## RECORDS SUPPLIED
......
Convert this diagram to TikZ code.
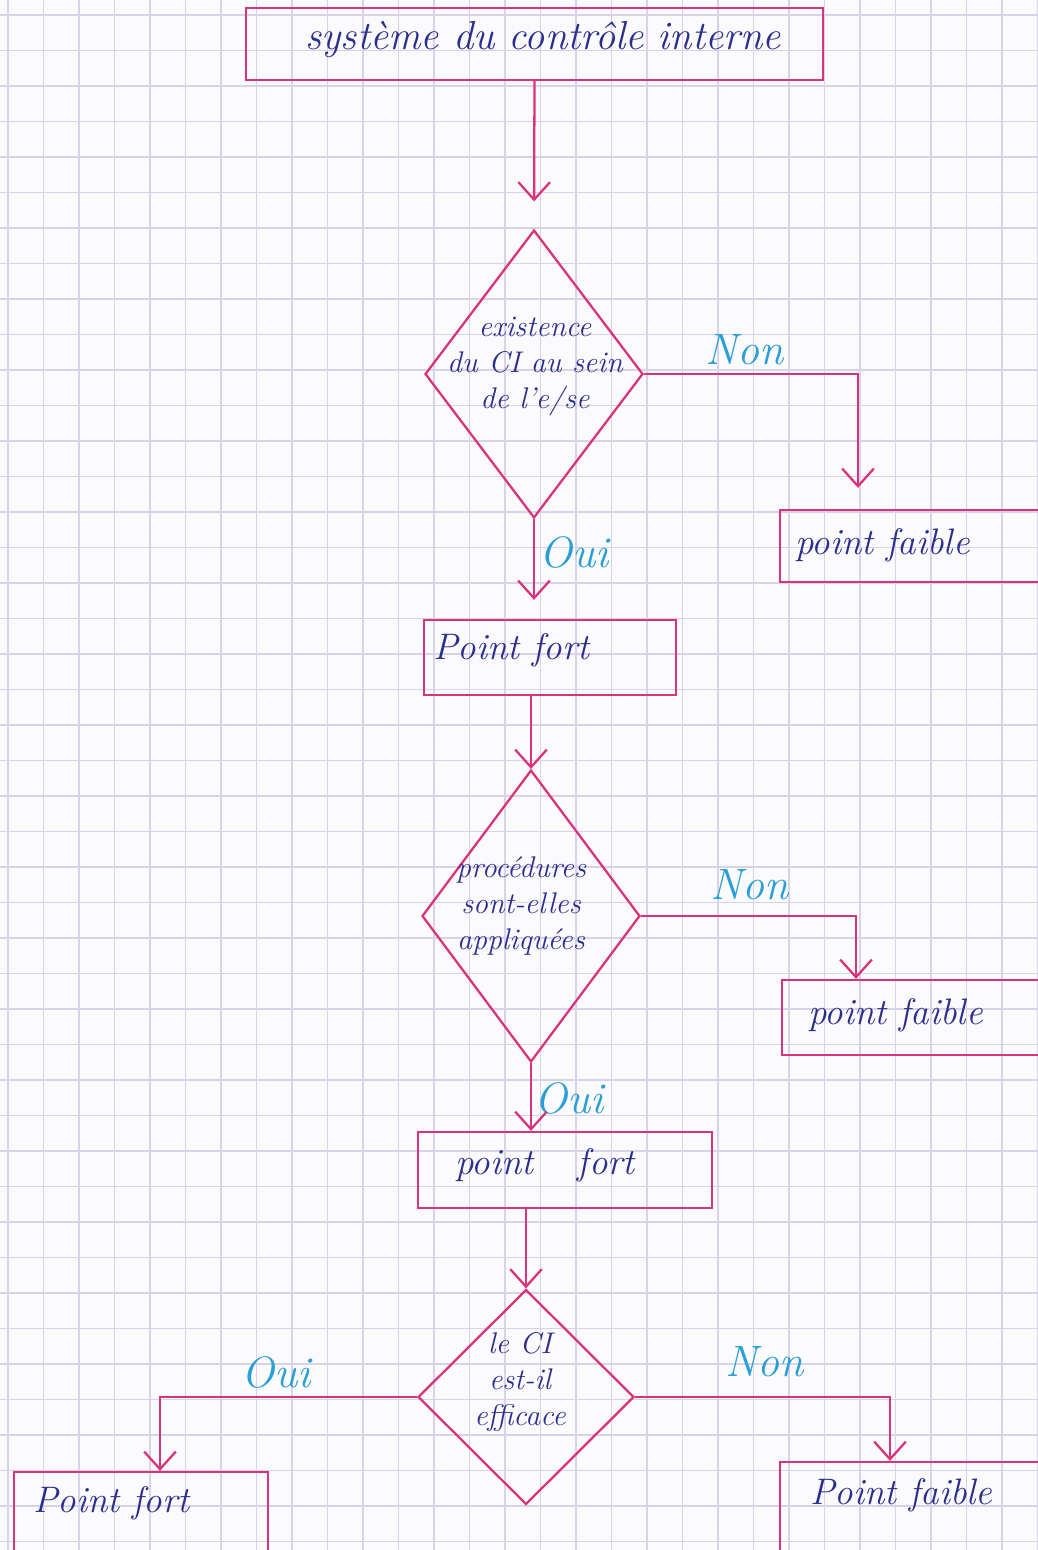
......
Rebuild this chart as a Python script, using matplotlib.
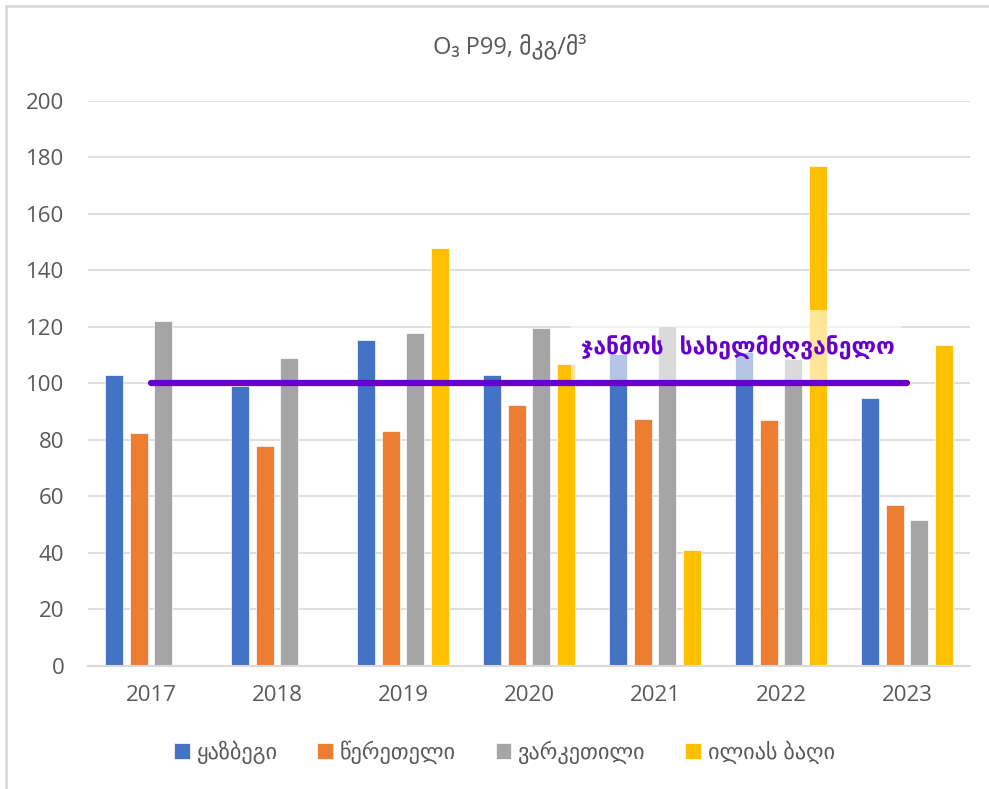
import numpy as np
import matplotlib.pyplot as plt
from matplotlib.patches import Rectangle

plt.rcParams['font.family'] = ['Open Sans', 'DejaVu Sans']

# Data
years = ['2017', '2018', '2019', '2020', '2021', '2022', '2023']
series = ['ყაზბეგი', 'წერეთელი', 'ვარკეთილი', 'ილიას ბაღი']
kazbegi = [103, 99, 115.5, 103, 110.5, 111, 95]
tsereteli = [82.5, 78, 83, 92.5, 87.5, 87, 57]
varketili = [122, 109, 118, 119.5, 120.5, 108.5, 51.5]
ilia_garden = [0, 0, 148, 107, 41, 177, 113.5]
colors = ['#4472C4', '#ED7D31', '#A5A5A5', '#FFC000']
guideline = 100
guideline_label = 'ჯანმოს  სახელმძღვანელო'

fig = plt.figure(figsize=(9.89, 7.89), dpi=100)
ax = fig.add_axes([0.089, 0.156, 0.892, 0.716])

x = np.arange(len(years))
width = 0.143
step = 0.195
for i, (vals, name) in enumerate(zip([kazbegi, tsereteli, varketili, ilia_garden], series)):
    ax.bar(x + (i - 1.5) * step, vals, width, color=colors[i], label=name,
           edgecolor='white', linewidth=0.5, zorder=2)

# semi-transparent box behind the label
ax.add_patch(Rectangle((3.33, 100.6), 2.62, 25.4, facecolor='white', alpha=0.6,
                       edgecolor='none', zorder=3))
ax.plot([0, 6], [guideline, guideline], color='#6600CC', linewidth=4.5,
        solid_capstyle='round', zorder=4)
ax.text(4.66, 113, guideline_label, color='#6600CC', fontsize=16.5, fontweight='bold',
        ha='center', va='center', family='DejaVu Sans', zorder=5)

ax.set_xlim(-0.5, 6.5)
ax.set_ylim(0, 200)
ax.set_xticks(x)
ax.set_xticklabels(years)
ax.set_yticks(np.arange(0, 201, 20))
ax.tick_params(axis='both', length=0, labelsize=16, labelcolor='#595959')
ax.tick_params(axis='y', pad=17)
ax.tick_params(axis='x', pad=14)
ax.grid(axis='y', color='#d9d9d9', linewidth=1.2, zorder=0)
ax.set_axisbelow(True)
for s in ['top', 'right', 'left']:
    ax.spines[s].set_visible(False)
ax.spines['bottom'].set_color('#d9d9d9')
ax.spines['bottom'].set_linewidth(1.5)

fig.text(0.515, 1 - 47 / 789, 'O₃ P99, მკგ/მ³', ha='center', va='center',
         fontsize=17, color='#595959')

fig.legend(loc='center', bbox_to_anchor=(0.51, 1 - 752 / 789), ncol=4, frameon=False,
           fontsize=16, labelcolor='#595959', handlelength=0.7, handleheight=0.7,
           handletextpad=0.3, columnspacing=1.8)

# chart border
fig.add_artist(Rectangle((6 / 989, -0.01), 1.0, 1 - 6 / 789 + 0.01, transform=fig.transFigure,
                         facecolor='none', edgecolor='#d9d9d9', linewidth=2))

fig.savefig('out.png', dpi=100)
......
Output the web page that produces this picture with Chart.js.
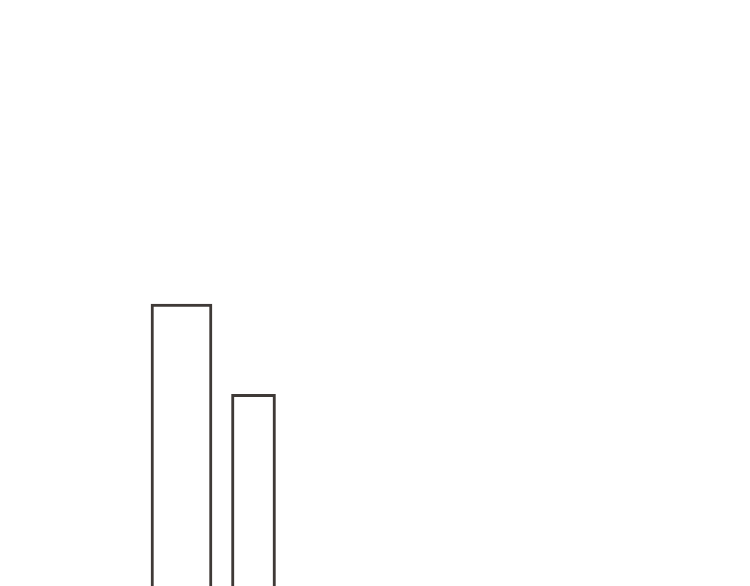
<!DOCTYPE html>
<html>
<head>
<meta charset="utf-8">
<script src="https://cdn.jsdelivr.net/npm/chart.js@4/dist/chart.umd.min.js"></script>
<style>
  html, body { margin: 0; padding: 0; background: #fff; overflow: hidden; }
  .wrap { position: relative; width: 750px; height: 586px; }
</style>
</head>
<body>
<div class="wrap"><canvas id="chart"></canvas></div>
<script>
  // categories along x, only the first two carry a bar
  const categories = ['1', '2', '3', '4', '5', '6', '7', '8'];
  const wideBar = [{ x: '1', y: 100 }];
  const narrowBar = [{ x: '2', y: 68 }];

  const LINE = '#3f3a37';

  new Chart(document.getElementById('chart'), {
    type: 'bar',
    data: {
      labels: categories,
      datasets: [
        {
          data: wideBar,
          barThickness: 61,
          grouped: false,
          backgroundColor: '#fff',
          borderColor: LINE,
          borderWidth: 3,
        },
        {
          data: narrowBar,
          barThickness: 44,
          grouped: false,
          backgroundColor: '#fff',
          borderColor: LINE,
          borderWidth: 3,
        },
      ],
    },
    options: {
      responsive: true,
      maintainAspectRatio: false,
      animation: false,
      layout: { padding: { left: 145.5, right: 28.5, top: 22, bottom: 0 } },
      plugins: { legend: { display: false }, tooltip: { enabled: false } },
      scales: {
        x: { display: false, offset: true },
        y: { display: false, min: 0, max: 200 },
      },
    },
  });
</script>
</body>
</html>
......
## SHORT EXERCISE
Reproduce exactly, and only, the lines from the one containing "Output the web" through the one containing "const LINE = '#3f3a37';", including both; leave out any pictures.

## RESULT FOR THIS TASK
Output the web page that produces this picture with Chart.js.
<!DOCTYPE html>
<html>
<head>
<meta charset="utf-8">
<script src="https://cdn.jsdelivr.net/npm/chart.js@4/dist/chart.umd.min.js"></script>
<style>
  html, body { margin: 0; padding: 0; background: #fff; overflow: hidden; }
  .wrap { position: relative; width: 750px; height: 586px; }
</style>
</head>
<body>
<div class="wrap"><canvas id="chart"></canvas></div>
<script>
  // categories along x, only the first two carry a bar
  const categories = ['1', '2', '3', '4', '5', '6', '7', '8'];
  const wideBar = [{ x: '1', y: 100 }];
  const narrowBar = [{ x: '2', y: 68 }];

  const LINE = '#3f3a37';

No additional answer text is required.